Russia’s upper house of Parliament moved to strengthen controls over the Internet and nonprofit organizations on Wednesday, prompting a warning from the United Nations human rights chief that the Kremlin is sliding back into Soviet ways.

A series of initiatives have been introduced as President Vladimir V. Putin begins a six-year term, facing an increasingly assertive opposition. The government has imposed draconian fines for people who participate in unsanctioned protests, and legislators voted to reinstitute criminal charges for slander, rolling back a reform adopted seven months ago by Dmitri A. Medvedev, Mr. Putin’s predecessor.

The bills approved on Wednesday would allow the government to block Web sites deemed dangerous to children and require nonprofits to identify themselves as “foreign agents” if they receive financing from outside Russia and are considered by the government to be engaged in political activities.

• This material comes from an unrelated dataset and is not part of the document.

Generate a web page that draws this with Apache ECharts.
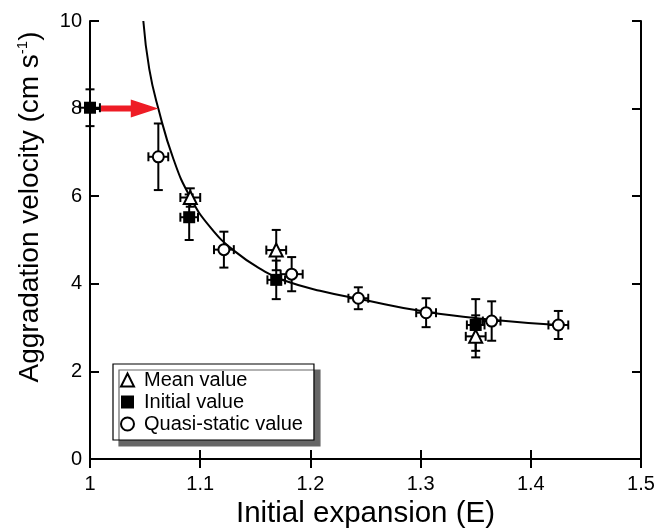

The criminalization of slander, she said, could “stifle all criticism of government authorities and limit the ability of individuals to address issues of transparency, corruption and abuse of power.”

The law on nonprofits — which passed with a vote of 141 to 1, with one abstention — has alarmed a variety of business, charity and religious groups, uncertain whether they will have to carry the label “foreign agent,” a term that invokes cold war espionage. A lawmaker tried to calm those fears in a meeting for nonprofit leaders held by the American Chamber of Commerce, saying the law would be applied only to nonprofits attempting to “change the political system.”

“We understand that events have begun to take place at a faster rate, that the degree of tension in society is growing,” said a United Russia deputy, Aleksandr Petrov, an author of recent amendments to the bill.

“We have one goal: to try, with the help of a number of laws, to create a certain stability, to provide for the integrity of the Russian Federation,” he said. “Yes, there should be political activity, but it should not be allowed to rock the boat which is called Russia.”